------ Data for the task ------

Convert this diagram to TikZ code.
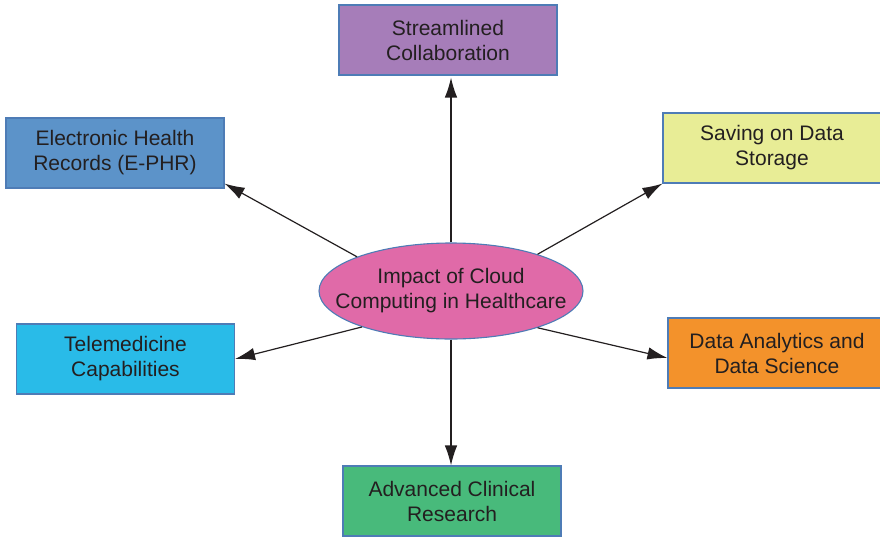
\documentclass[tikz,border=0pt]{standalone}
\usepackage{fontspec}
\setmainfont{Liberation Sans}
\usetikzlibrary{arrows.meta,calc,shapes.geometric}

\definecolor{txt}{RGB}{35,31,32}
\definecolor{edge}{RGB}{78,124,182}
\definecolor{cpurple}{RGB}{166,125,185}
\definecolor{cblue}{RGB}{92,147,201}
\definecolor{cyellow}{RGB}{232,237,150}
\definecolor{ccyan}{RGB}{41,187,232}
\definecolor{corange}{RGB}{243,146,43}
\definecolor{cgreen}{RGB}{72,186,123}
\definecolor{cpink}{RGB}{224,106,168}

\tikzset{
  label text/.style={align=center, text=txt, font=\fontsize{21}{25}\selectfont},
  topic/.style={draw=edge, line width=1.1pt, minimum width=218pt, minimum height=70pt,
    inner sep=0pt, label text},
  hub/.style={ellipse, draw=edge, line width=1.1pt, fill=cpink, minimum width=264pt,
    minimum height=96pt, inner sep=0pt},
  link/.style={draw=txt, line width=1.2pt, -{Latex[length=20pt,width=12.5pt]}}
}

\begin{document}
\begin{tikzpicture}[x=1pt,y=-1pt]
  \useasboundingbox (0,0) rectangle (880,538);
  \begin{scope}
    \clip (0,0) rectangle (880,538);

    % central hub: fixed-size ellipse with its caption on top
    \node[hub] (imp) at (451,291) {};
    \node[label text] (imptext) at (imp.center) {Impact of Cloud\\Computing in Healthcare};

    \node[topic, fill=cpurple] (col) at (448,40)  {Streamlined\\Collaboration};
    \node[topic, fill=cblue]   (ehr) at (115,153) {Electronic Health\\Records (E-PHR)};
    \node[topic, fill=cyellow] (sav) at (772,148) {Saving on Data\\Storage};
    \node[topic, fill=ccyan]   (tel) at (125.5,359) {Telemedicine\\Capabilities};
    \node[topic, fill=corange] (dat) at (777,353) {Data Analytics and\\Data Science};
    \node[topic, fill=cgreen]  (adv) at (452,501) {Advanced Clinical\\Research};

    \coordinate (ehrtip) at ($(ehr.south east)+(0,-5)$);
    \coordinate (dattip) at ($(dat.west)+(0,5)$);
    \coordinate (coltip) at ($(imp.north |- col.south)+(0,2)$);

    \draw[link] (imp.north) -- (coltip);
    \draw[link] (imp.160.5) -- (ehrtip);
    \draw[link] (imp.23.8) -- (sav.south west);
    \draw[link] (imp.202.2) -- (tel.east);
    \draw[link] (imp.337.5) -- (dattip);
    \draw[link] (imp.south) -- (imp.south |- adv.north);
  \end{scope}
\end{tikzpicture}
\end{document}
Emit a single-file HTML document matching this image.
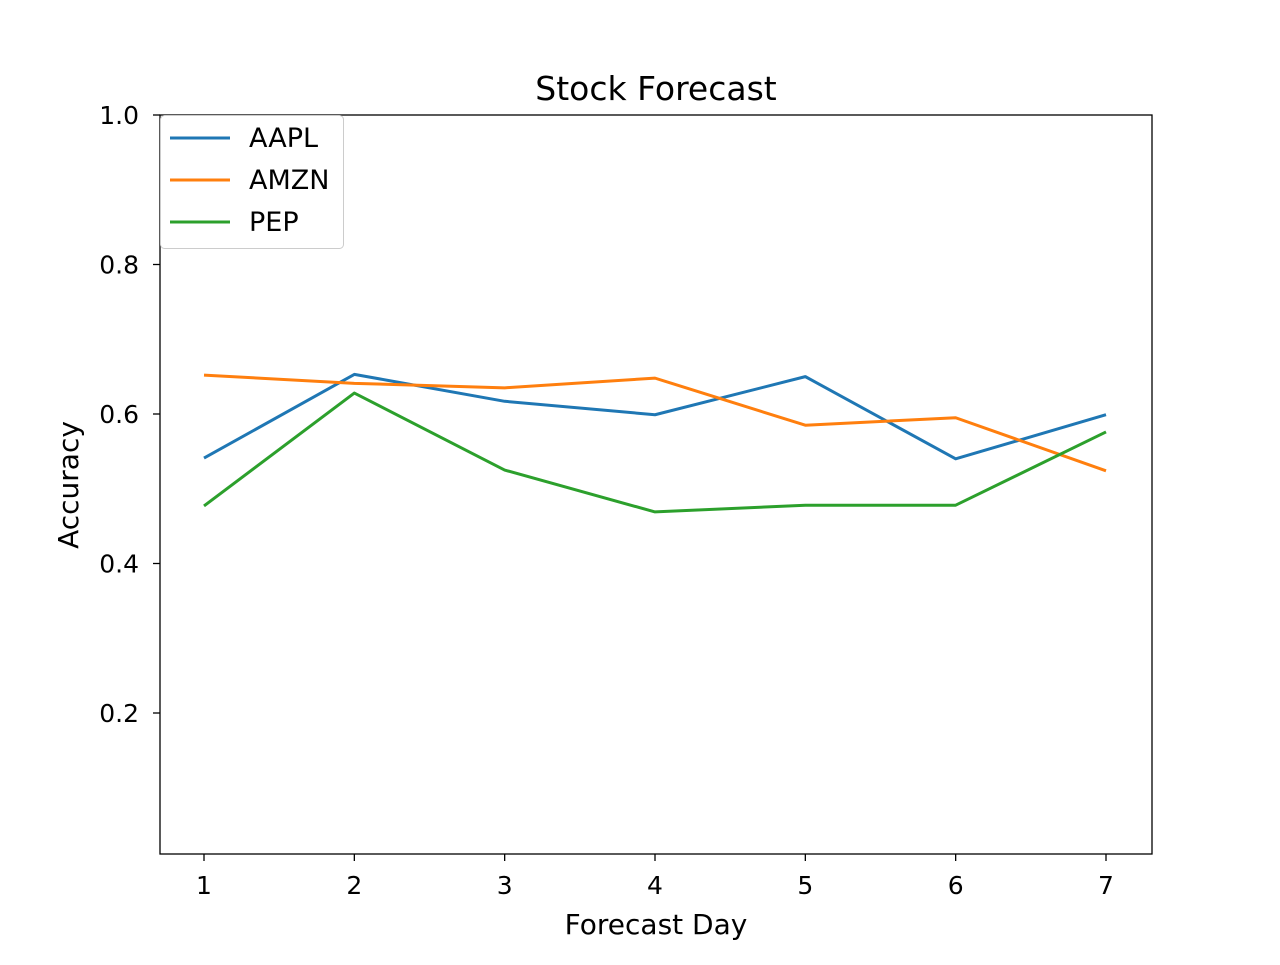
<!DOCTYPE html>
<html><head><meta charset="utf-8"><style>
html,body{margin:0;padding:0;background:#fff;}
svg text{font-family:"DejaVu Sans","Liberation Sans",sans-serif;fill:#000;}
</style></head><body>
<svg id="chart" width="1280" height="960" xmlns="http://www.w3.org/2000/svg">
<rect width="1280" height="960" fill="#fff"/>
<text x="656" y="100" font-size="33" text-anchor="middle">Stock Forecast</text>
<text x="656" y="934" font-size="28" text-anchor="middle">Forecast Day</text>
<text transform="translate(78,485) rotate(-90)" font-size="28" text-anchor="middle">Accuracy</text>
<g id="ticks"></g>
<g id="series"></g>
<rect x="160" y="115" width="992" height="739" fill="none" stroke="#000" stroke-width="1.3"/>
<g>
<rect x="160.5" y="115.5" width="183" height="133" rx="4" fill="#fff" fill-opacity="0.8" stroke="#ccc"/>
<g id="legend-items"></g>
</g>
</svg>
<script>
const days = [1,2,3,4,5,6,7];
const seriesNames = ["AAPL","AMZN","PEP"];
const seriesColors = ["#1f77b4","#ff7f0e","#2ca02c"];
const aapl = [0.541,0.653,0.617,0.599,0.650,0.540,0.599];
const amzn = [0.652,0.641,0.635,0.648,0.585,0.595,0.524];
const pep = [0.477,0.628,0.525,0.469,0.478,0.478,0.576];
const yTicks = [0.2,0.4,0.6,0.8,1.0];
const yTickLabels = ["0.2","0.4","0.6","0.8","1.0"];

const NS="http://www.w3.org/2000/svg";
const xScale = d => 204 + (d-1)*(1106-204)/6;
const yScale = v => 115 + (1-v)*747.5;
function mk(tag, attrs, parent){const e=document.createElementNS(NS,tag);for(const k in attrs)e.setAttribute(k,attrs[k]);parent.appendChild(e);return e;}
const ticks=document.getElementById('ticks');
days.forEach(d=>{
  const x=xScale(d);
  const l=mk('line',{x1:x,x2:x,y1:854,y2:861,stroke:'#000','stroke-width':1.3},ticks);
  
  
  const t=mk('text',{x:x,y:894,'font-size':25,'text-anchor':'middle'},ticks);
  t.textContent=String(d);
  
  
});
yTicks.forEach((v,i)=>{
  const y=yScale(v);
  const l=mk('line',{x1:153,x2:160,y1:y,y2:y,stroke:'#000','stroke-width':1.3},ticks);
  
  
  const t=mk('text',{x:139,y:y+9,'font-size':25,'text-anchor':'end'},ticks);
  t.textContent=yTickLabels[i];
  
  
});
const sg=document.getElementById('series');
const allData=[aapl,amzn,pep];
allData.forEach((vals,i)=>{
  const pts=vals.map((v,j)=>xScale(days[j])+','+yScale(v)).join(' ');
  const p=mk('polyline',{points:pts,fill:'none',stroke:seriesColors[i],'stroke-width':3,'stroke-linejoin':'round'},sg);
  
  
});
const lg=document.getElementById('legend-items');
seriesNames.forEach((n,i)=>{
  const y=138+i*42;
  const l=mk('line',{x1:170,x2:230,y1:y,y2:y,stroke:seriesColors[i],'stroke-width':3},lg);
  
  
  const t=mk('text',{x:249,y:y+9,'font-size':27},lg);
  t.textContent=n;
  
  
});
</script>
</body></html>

------

— Given request —
Reproduce each entry precisely, dropping only the pictures.

— Result for this task —
Convert this diagram to TikZ code.
\documentclass[tikz,border=0pt]{standalone}
\usepackage{fontspec}
\setmainfont{Liberation Sans}
\usetikzlibrary{arrows.meta,calc,shapes.geometric}

\definecolor{txt}{RGB}{35,31,32}
\definecolor{edge}{RGB}{78,124,182}
\definecolor{cpurple}{RGB}{166,125,185}
\definecolor{cblue}{RGB}{92,147,201}
\definecolor{cyellow}{RGB}{232,237,150}
\definecolor{ccyan}{RGB}{41,187,232}
\definecolor{corange}{RGB}{243,146,43}
\definecolor{cgreen}{RGB}{72,186,123}
\definecolor{cpink}{RGB}{224,106,168}

\tikzset{
  label text/.style={align=center, text=txt, font=\fontsize{21}{25}\selectfont},
  topic/.style={draw=edge, line width=1.1pt, minimum width=218pt, minimum height=70pt,
    inner sep=0pt, label text},
  hub/.style={ellipse, draw=edge, line width=1.1pt, fill=cpink, minimum width=264pt,
    minimum height=96pt, inner sep=0pt},
  link/.style={draw=txt, line width=1.2pt, -{Latex[length=20pt,width=12.5pt]}}
}

\begin{document}
\begin{tikzpicture}[x=1pt,y=-1pt]
  \useasboundingbox (0,0) rectangle (880,538);
  \begin{scope}
    \clip (0,0) rectangle (880,538);

    % central hub: fixed-size ellipse with its caption on top
    \node[hub] (imp) at (451,291) {};
    \node[label text] (imptext) at (imp.center) {Impact of Cloud\\Computing in Healthcare};

    \node[topic, fill=cpurple] (col) at (448,40)  {Streamlined\\Collaboration};
    \node[topic, fill=cblue]   (ehr) at (115,153) {Electronic Health\\Records (E-PHR)};
    \node[topic, fill=cyellow] (sav) at (772,148) {Saving on Data\\Storage};
    \node[topic, fill=ccyan]   (tel) at (125.5,359) {Telemedicine\\Capabilities};
    \node[topic, fill=corange] (dat) at (777,353) {Data Analytics and\\Data Science};
    \node[topic, fill=cgreen]  (adv) at (452,501) {Advanced Clinical\\Research};

    \coordinate (ehrtip) at ($(ehr.south east)+(0,-5)$);
    \coordinate (dattip) at ($(dat.west)+(0,5)$);
    \coordinate (coltip) at ($(imp.north |- col.south)+(0,2)$);

    \draw[link] (imp.north) -- (coltip);
    \draw[link] (imp.160.5) -- (ehrtip);
    \draw[link] (imp.23.8) -- (sav.south west);
    \draw[link] (imp.202.2) -- (tel.east);
    \draw[link] (imp.337.5) -- (dattip);
    \draw[link] (imp.south) -- (imp.south |- adv.north);
  \end{scope}
\end{tikzpicture}
\end{document}
Emit a single-file HTML document matching this image.
<!DOCTYPE html>
<html><head><meta charset="utf-8"><style>
html,body{margin:0;padding:0;background:#fff;}
svg text{font-family:"DejaVu Sans","Liberation Sans",sans-serif;fill:#000;}
</style></head><body>
<svg id="chart" width="1280" height="960" xmlns="http://www.w3.org/2000/svg">
<rect width="1280" height="960" fill="#fff"/>
<text x="656" y="100" font-size="33" text-anchor="middle">Stock Forecast</text>
<text x="656" y="934" font-size="28" text-anchor="middle">Forecast Day</text>
<text transform="translate(78,485) rotate(-90)" font-size="28" text-anchor="middle">Accuracy</text>
<g id="ticks"></g>
<g id="series"></g>
<rect x="160" y="115" width="992" height="739" fill="none" stroke="#000" stroke-width="1.3"/>
<g>
<rect x="160.5" y="115.5" width="183" height="133" rx="4" fill="#fff" fill-opacity="0.8" stroke="#ccc"/>
<g id="legend-items"></g>
</g>
</svg>
<script>
const days = [1,2,3,4,5,6,7];
const seriesNames = ["AAPL","AMZN","PEP"];
const seriesColors = ["#1f77b4","#ff7f0e","#2ca02c"];
const aapl = [0.541,0.653,0.617,0.599,0.650,0.540,0.599];
const amzn = [0.652,0.641,0.635,0.648,0.585,0.595,0.524];
const pep = [0.477,0.628,0.525,0.469,0.478,0.478,0.576];
const yTicks = [0.2,0.4,0.6,0.8,1.0];
const yTickLabels = ["0.2","0.4","0.6","0.8","1.0"];

const NS="http://www.w3.org/2000/svg";
const xScale = d => 204 + (d-1)*(1106-204)/6;
const yScale = v => 115 + (1-v)*747.5;
function mk(tag, attrs, parent){const e=document.createElementNS(NS,tag);for(const k in attrs)e.setAttribute(k,attrs[k]);parent.appendChild(e);return e;}
const ticks=document.getElementById('ticks');
days.forEach(d=>{
  const x=xScale(d);
  const l=mk('line',{x1:x,x2:x,y1:854,y2:861,stroke:'#000','stroke-width':1.3},ticks);
  
  
  const t=mk('text',{x:x,y:894,'font-size':25,'text-anchor':'middle'},ticks);
  t.textContent=String(d);
  
  
});
yTicks.forEach((v,i)=>{
  const y=yScale(v);
  const l=mk('line',{x1:153,x2:160,y1:y,y2:y,stroke:'#000','stroke-width':1.3},ticks);
  
  
  const t=mk('text',{x:139,y:y+9,'font-size':25,'text-anchor':'end'},ticks);
  t.textContent=yTickLabels[i];
  
  
});
const sg=document.getElementById('series');
const allData=[aapl,amzn,pep];
allData.forEach((vals,i)=>{
  const pts=vals.map((v,j)=>xScale(days[j])+','+yScale(v)).join(' ');
  const p=mk('polyline',{points:pts,fill:'none',stroke:seriesColors[i],'stroke-width':3,'stroke-linejoin':'round'},sg);
  
  
});
const lg=document.getElementById('legend-items');
seriesNames.forEach((n,i)=>{
  const y=138+i*42;
  const l=mk('line',{x1:170,x2:230,y1:y,y2:y,stroke:seriesColors[i],'stroke-width':3},lg);
  
  
  const t=mk('text',{x:249,y:y+9,'font-size':27},lg);
  t.textContent=n;
  
  
});
</script>
</body></html>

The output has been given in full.